Indiana Code
Chapter 29. Meetings of Shareholders
23-1-29-4. Action Taken Without a Meeting; Consent of Shareholders; Notice to Nonvoting Shareholders

Sec. 4. (a) Action required or permitted by this article to be taken at a shareholders' meeting may be taken without a meeting if the action is taken by all the shareholders entitled to vote on the action. The action must be evidenced by one (1) or more written consents describing the action taken, signed by all the shareholders entitled to vote on the action, bearing the date of signature, and delivered to the corporation for inclusion in the minutes or filing with the corporate records.
(b) This subsection does not apply to a corporation that has a class of voting shares registered with the United States Securities and Exchange Commission under Section 12 of the Securities Exchange Act of 1934. Unless otherwise provided in the articles of incorporation, any action required or permitted by this article to be taken at a shareholders' meeting may be taken without a meeting, and without prior notice, if consents in writing setting forth the action taken are signed by the holders of outstanding shares having at least the minimum number of votes that would be required to authorize or take the action at a meeting at which all shares entitled to vote on the action were present and voted. The written consent must bear the date of signature of the shareholder who signs the consent and be delivered to the corporation for inclusion in the minutes or filing with the corporate records.
(c) If not otherwise fixed under section 7 of this chapter, and if prior board action is not required with respect to the action to be taken without a meeting, the record date for determining the shareholders entitled to take action without a meeting is the first date on which a signed written consent is delivered to the corporation. If not otherwise fixed under section 7 of this chapter, and if prior board action is required with respect to the action to be taken without a meeting, the record date is the close of business on the day the resolution of the board taking the prior action is adopted. A written consent to take a corporate action is not valid unless, not later than sixty (60) days after the earliest date on which a consent delivered to the corporation as required by this section was signed, written consents signed by sufficient shareholders to take the action have been delivered to the corporation. A written consent may be revoked by a writing to that effect delivered to the corporation before unrevoked written consents sufficient in number to take the corporate action are delivered to the corporation.
(d) A consent signed in accordance with this section has the effect of a vote taken at a meeting and may be described as a vote in any document. Unless the:
(1) consent specifies a different prior or subsequent effective date; or
(2) articles of incorporation, bylaws, or a resolution of the board of directors provides for a reasonable delay to permit tabulation of written consents;
the action taken by written consent is effective when written consents signed by sufficient shareholders to take the action are delivered to the corporation.

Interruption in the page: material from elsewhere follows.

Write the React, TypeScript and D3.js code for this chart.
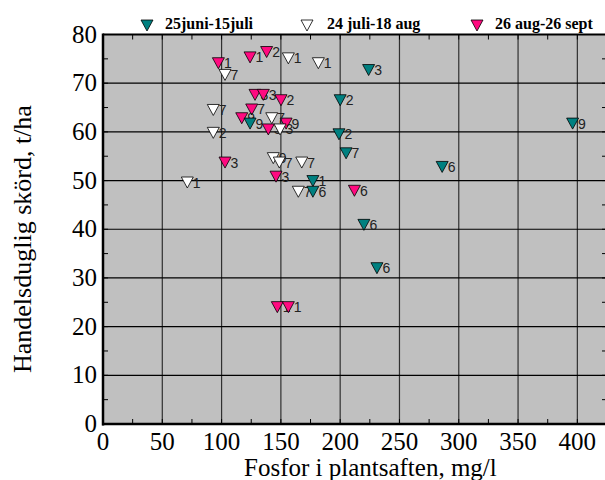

(e) If this article requires that notice of a proposed action be given to nonvoting shareholders and the action is to be taken by written consent of the voting shareholders, the corporation must give its nonvoting shareholders written notice of the action not more than ten (10) days after:
(1) written consents sufficient to take the action have been delivered to the corporation; or
(2) the date that tabulation of the written consents has been completed under an authorization as described in subsection (d).
The notice must reasonably describe the action taken and contain or be accompanied by the same material that, under any provision of this article, would have been required to be sent to nonvoting shareholders in a notice of a meeting at which the proposed action would have been submitted to the shareholders for action.

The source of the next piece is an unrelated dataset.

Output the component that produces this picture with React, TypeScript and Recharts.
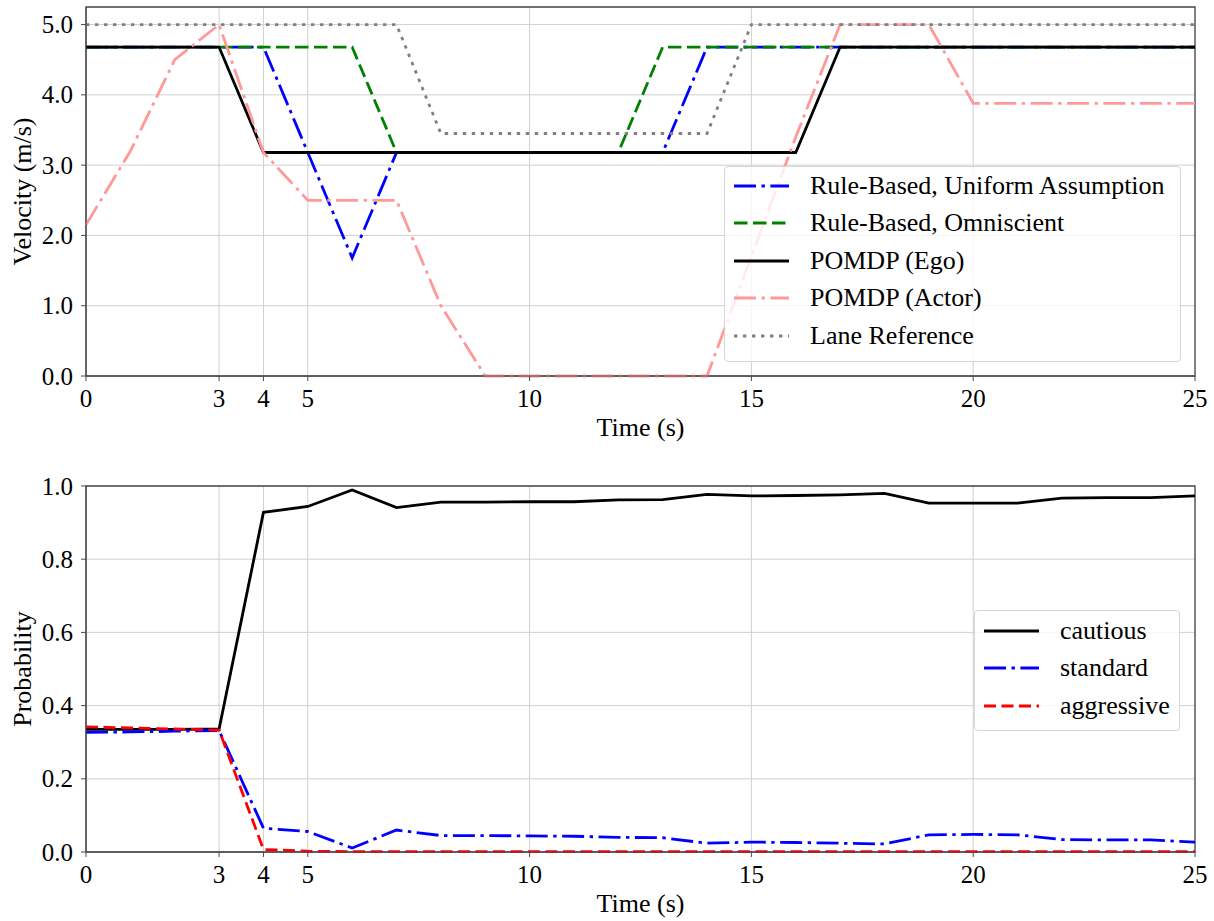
import React from "react";
import { LineChart, Line, XAxis, YAxis, CartesianGrid, Legend, ReferenceArea } from "recharts";

const FONT = '"Liberation Serif", "Times New Roman", serif';

const TIME = [0, 1, 2, 3, 4, 5, 6, 7, 8, 9, 10, 11, 12, 13, 14, 15, 16, 17, 18, 19, 20, 21, 22, 23, 24, 25];
const X_TICKS = [0, 3, 4, 5, 10, 15, 20, 25];
const VEL_TICKS = [0, 1, 2, 3, 4, 5];
const PROB_TICKS = [0, 0.2, 0.4, 0.6, 0.8, 1];

// velocity panel (m/s)
const RULE_UNIFORM = [4.68, 4.68, 4.68, 4.68, 4.68, 3.18, 1.68, 3.18, 3.18, 3.18, 3.18, 3.18, 3.18, 3.18, 4.68, 4.68, 4.68, 4.68, 4.68, 4.68, 4.68, 4.68, 4.68, 4.68, 4.68, 4.68];
const RULE_OMNI = [4.68, 4.68, 4.68, 4.68, 4.68, 4.68, 4.68, 3.18, 3.18, 3.18, 3.18, 3.18, 3.18, 4.68, 4.68, 4.68, 4.68, 4.68, 4.68, 4.68, 4.68, 4.68, 4.68, 4.68, 4.68, 4.68];
const POMDP_EGO = [4.68, 4.68, 4.68, 4.68, 3.18, 3.18, 3.18, 3.18, 3.18, 3.18, 3.18, 3.18, 3.18, 3.18, 3.18, 3.18, 3.18, 4.68, 4.68, 4.68, 4.68, 4.68, 4.68, 4.68, 4.68, 4.68];
const POMDP_ACTOR = [2.15, 3.2, 4.5, 5.0, 3.18, 2.5, 2.5, 2.5, 1.0, 0, 0, 0, 0, 0, 0, 1.7, 3.4, 5.0, 5.0, 5.0, 3.88, 3.88, 3.88, 3.88, 3.88, 3.88];
const LANE_REF = [5.0, 5.0, 5.0, 5.0, 5.0, 5.0, 5.0, 5.0, 3.45, 3.45, 3.45, 3.45, 3.45, 3.45, 3.45, 5.0, 5.0, 5.0, 5.0, 5.0, 5.0, 5.0, 5.0, 5.0, 5.0, 5.0];

// belief panel
const CAUTIOUS = [0.335, 0.335, 0.335, 0.336, 0.928, 0.944, 0.989, 0.941, 0.956, 0.956, 0.957, 0.957, 0.962, 0.963, 0.977, 0.973, 0.974, 0.976, 0.98, 0.953, 0.953, 0.953, 0.967, 0.968, 0.968, 0.973];
const STANDARD = [0.327, 0.328, 0.33, 0.332, 0.065, 0.056, 0.011, 0.06, 0.045, 0.045, 0.044, 0.043, 0.04, 0.039, 0.024, 0.027, 0.026, 0.024, 0.022, 0.047, 0.048, 0.047, 0.034, 0.033, 0.033, 0.027];
const AGGRESSIVE = [0.342, 0.339, 0.336, 0.333, 0.007, 0.002, 0.001, 0.001, 0.001, 0.001, 0.001, 0.001, 0.001, 0.001, 0.001, 0.001, 0.001, 0.001, 0.001, 0.001, 0.001, 0.001, 0.001, 0.001, 0.001, 0.001];

const DASH_DOT = "22 5.5 3.4 5.5";

const VEL_SERIES = [
  { key: "uniform", name: "Rule-Based, Uniform Assumption", color: "#0000ff", dash: DASH_DOT, values: RULE_UNIFORM },
  { key: "omni", name: "Rule-Based, Omniscient", color: "#008000", dash: "13.5 5.5", values: RULE_OMNI },
  { key: "ego", name: "POMDP (Ego)", color: "#000000", dash: undefined, values: POMDP_EGO },
  { key: "actor", name: "POMDP (Actor)", color: "#ff9999", dash: DASH_DOT, values: POMDP_ACTOR },
  { key: "lane", name: "Lane Reference", color: "#808080", dash: "3.4 5.6", values: LANE_REF },
];

const PROB_SERIES = [
  { key: "cautious", name: "cautious", color: "#000000", dash: undefined, values: CAUTIOUS },
  { key: "standard", name: "standard", color: "#0000ff", dash: DASH_DOT, values: STANDARD },
  { key: "aggressive", name: "aggressive", color: "#ff0000", dash: "12 5.5", values: AGGRESSIVE },
];

type Series = { key: string; name: string; color: string; dash?: string; values: number[] };

const buildRows = (series: Series[]) =>
  TIME.map((t, i) => {
    const row: Record<string, number> = { t };
    series.forEach((s) => (row[s.key] = s.values[i]));
    return row;
  });

const velData = buildRows(VEL_SERIES);
const probData = buildRows(PROB_SERIES);

const labelStyle = { fill: "#000", fontSize: 26, fontFamily: FONT };
const SPINE = "#4a4a4a";

// serif tick labels, drawn by hand so the font really applies
const XTick = (props: any) => {
  const { x, y, payload } = props;
  return (
    <text x={x} y={y} dy={18} textAnchor="middle" fill="#000" fontSize={25} fontFamily={FONT}>
      {payload.value}
    </text>
  );
};

const YTick = (props: any) => {
  const { x, y, payload } = props;
  return (
    <text x={x} y={y} dy={8.5} textAnchor="end" fill="#000" fontSize={25} fontFamily={FONT}>
      {Number(payload.value).toFixed(1)}
    </text>
  );
};

function LegendBox({ series, width, padTop, padBottom }: { series: Series[]; width: number; padTop: number; padBottom: number }) {
  return (
    <div
      style={{
        width,
        boxSizing: "border-box",
        background: "rgba(255,255,255,0.8)",
        border: "1px solid #d6d6d6",
        borderRadius: 4,
        paddingTop: padTop,
        paddingBottom: padBottom,
        fontFamily: FONT,
        fontSize: 26,
        color: "#000",
      }}
    >
      {series.map((s) => (
        <div key={s.key} style={{ display: "flex", alignItems: "center", height: 37.5, whiteSpace: "nowrap" }}>
          <svg width={55} height={10} style={{ marginLeft: 9, marginRight: 21, flex: "none" }}>
            <line x1={0} y1={5} x2={55} y2={5} stroke={s.color} strokeWidth={2.8} strokeDasharray={s.dash} />
          </svg>
          <span>{s.name}</span>
        </div>
      ))}
    </div>
  );
}

function Panel({
  data,
  series,
  height,
  top,
  yDomain,
  yTicks,
  yLabel,
  legend,
}: {
  data: Record<string, number>[];
  series: Series[];
  height: number;
  top: number;
  yDomain: [number, number];
  yTicks: number[];
  yLabel: string;
  legend: { left: number; top: number; width: number; padTop: number; padBottom: number };
}) {
  return (
    <LineChart width={1214} height={height} data={data} margin={{ top, right: 19, left: 0, bottom: 9 }} style={{ fontFamily: FONT }}>
      <CartesianGrid stroke="#d0d0d0" strokeWidth={1} />
      <XAxis
        dataKey="t"
        type="number"
        domain={[0, 25]}
        ticks={X_TICKS}
        interval={0}
        height={60}
        tickSize={5}
        tickMargin={8}
        stroke={SPINE}
        tick={<XTick />}
        label={{ value: "Time (s)", position: "insideBottom", offset: 0, ...labelStyle }}
      />
      <YAxis
        type="number"
        domain={yDomain}
        ticks={yTicks}
        interval={0}
        width={86}
        tickSize={5}
        tickMargin={8}
        stroke={SPINE}
        tick={<YTick />}
        label={{ value: yLabel, angle: -90, position: "insideLeft", offset: 22, style: { textAnchor: "middle" }, ...labelStyle }}
      />
      <ReferenceArea x1={0} x2={25} y1={yDomain[0]} y2={yDomain[1]} fill="none" stroke={SPINE} strokeWidth={1.3} fillOpacity={0} />
      {series.map((s) => (
        <Line
          key={s.key}
          type="linear"
          dataKey={s.key}
          name={s.name}
          stroke={s.color}
          strokeWidth={2.8}
          strokeDasharray={s.dash}
          dot={false}
          activeDot={false}
          isAnimationActive={false}
        />
      ))}
      <Legend
        layout="horizontal"
        verticalAlign="middle"
        wrapperStyle={{ left: legend.left, top: legend.top, width: legend.width }}
        content={() => <LegendBox series={series} width={legend.width} padTop={legend.padTop} padBottom={legend.padBottom} />}
      />
    </LineChart>
  );
}

export default function App() {
  return (
    <div style={{ position: "absolute", left: 0, top: 0, width: 1214, height: 921, background: "#fff", fontFamily: FONT }}>
      <div style={{ position: "absolute", left: 0, top: 0 }}>
        <Panel
          data={velData}
          series={VEL_SERIES}
          height={445}
          top={7}
          yDomain={[0, 5.25]}
          yTicks={VEL_TICKS}
          yLabel="Velocity (m/s)"
          legend={{ left: 724, top: 166, width: 457, padTop: 0, padBottom: 6 }}
        />
      </div>
      <div style={{ position: "absolute", left: 0, top: 460 }}>
        <Panel
          data={probData}
          series={PROB_SERIES}
          height={461}
          top={26}
          yDomain={[0, 1]}
          yTicks={PROB_TICKS}
          yLabel="Probability"
          legend={{ left: 974, top: 150, width: 206, padTop: 1, padBottom: 5 }}
        />
      </div>
    </div>
  );
}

(f) If action is taken by less than unanimous written consent of the voting shareholders, the corporation must give its nonconsenting voting shareholders written notice of the action not more than ten (10) days after:
(1) written consents sufficient to take the action have been delivered to the corporation; or
(2) the date that tabulation of the written consents has been completed under an authorization as described in subsection (d).
The notice must reasonably describe the action taken and contain or be accompanied by the same material that, under any provision of this article, would have been required to be sent to voting shareholders in a notice of a meeting at which the proposed action would have been submitted to the shareholders for action.

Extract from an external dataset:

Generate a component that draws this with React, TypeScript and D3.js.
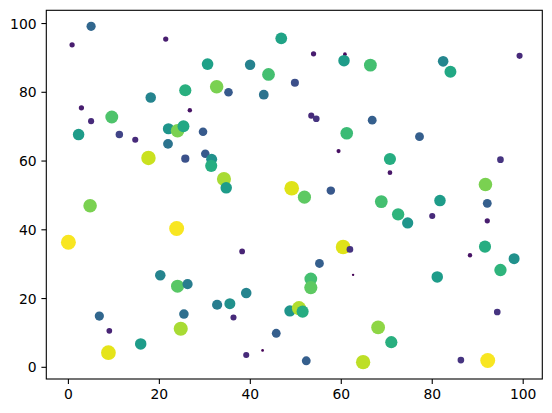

(g) The notice requirements of subsections (e) and (f) do not delay the effectiveness of actions taken by written consent, and a failure to comply with the notice requirements does not invalidate actions taken by written consent. However, this subsection does not limit the power of a court to fashion any appropriate remedy in favor of a shareholder adversely affected by a failure to give timely notice.
(h) An electronic transmission may be used to consent to an action if the electronic transmission contains or is accompanied by information from which the corporation can determine the date on which the electronic transmission was signed and that the electronic transmission was authorized by the shareholder, the shareholder's agent, or the shareholder's attorney in fact.
(i) Unless otherwise determined by a resolution of the board, delivery of a written consent to the corporation under this section is delivery to the corporation's registered agent at its registered office or to the secretary of the corporation at its principal office.